Data Source 2: GitHub Metrics
GitHub provides star count, fork count, issue count, contributor count, commit history, and code statistics. Together, these paint a picture of community engagement and development activity.
The most informative GitHub metrics for comparison are recent commit frequency (is the tool actively maintained?) and issue resolution time (does the maintainer respond to problems?). A tool with 5,000 stars but no commits in six months is different from one with 500 stars and weekly updates.
Data Source 3: Directory Presence
Cross-referencing directories reveals which tools have been independently curated by multiple parties. A tool listed in five directories has been evaluated five separate times, each with its own criteria. This multi-evaluation signal is particularly useful for comparing lesser-known tools where other metrics are sparse.
Data Source 4: Security Analysis
Security scores compare the security posture of tools across multiple dimensions. For tools that will access sensitive data or run in production environments, security comparison is as important as feature comparison.
Comparing security grades side by side reveals meaningful differences. An A-grade tool and a C-grade tool might offer similar features, but the security grade difference reflects real differences in dependency health, maintenance practices, and code quality.
Data Source 5: Community Feedback
User reviews, forum discussions, and blog posts provide qualitative comparison data that metrics can't capture. Someone writing "I switched from Tool A to Tool B because A kept timing out on large queries" tells you something that no metric reveals.

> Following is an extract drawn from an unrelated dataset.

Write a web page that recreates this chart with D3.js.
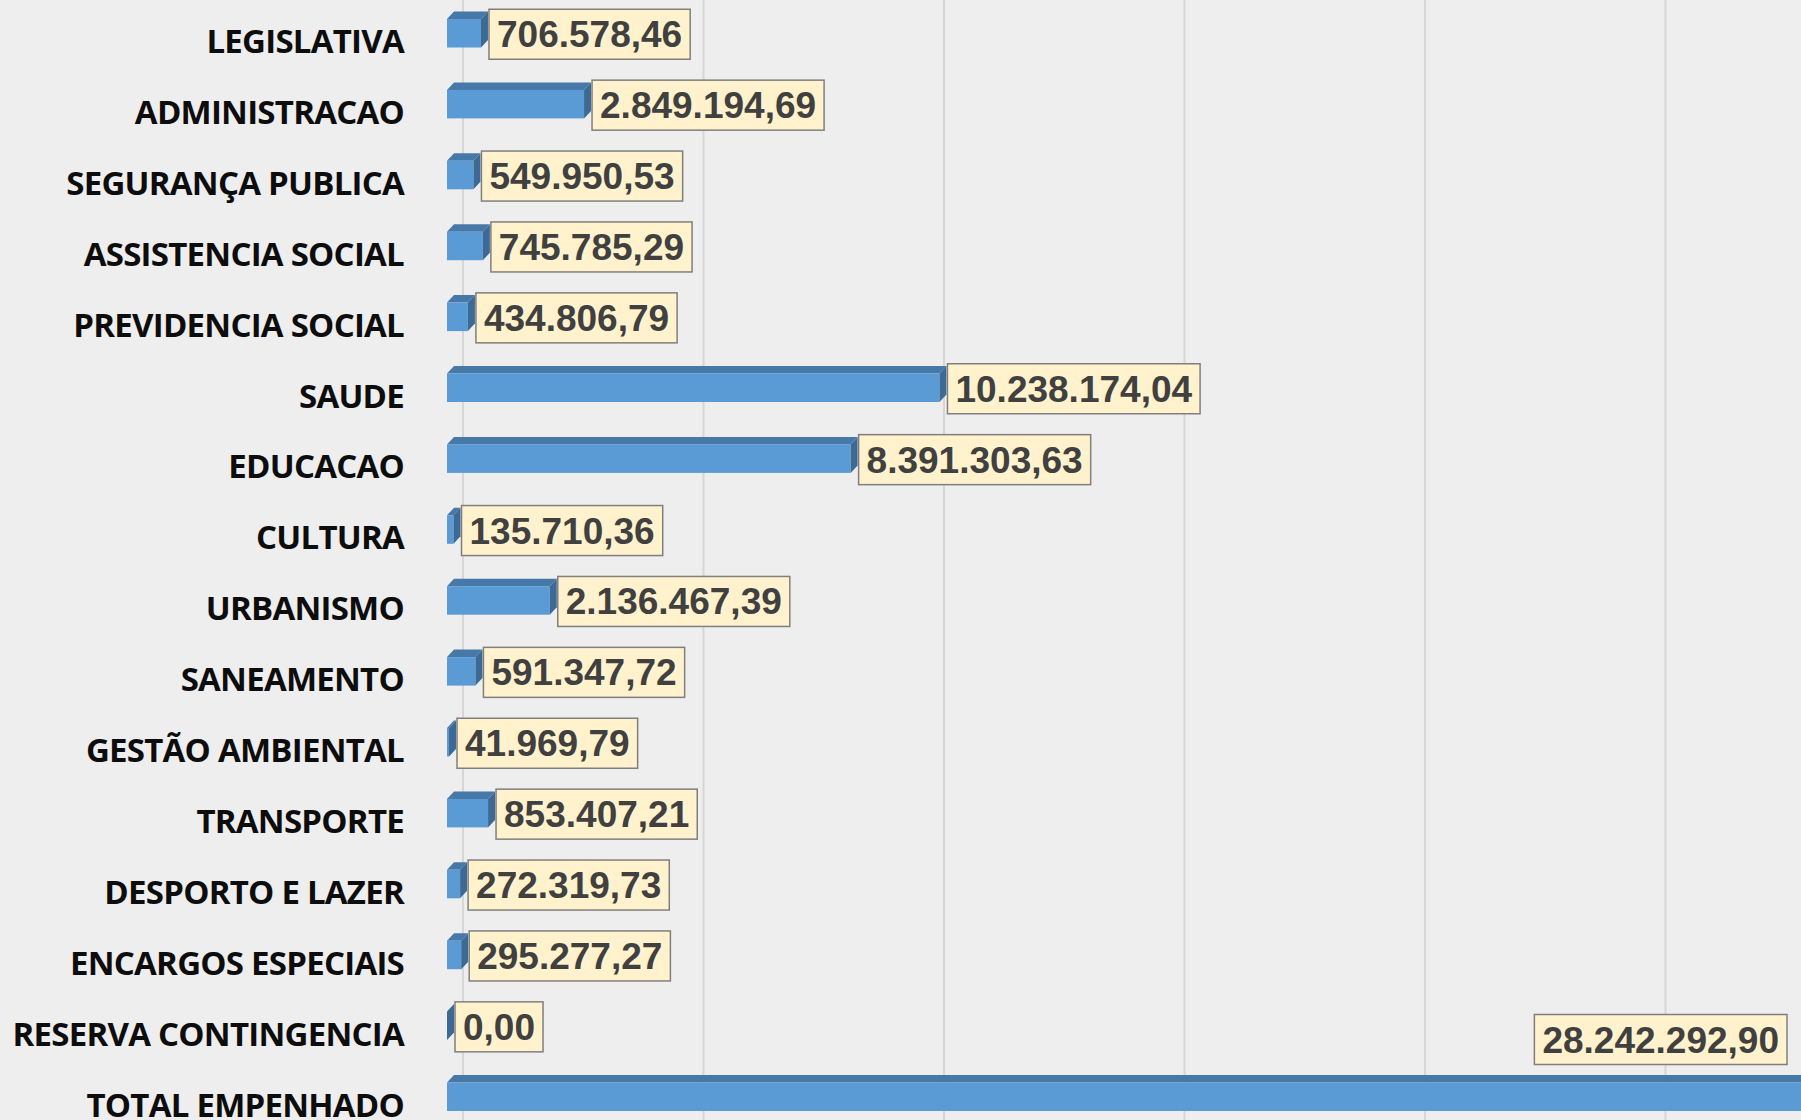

The challenge with community feedback is finding it. It's scattered across Reddit, Hacker News, Discord servers, and individual blogs. Searching for "[tool name] review" or "[tool name] vs [alternative]" is a good starting point.
Weighting for Your Context
Different contexts call for different weightings. For a personal side project, community feedback and ease of setup might matter most. For a production deployment, security grade and maintenance activity take priority. For a team adoption decision, documentation quality and community size become important.
A comparison table that includes metrics from multiple sources, scored according to your priorities, produces a much better decision than any single metric. Aggregation platforms that consolidate these data sources make the comparison process faster by presenting multiple signals in a single view.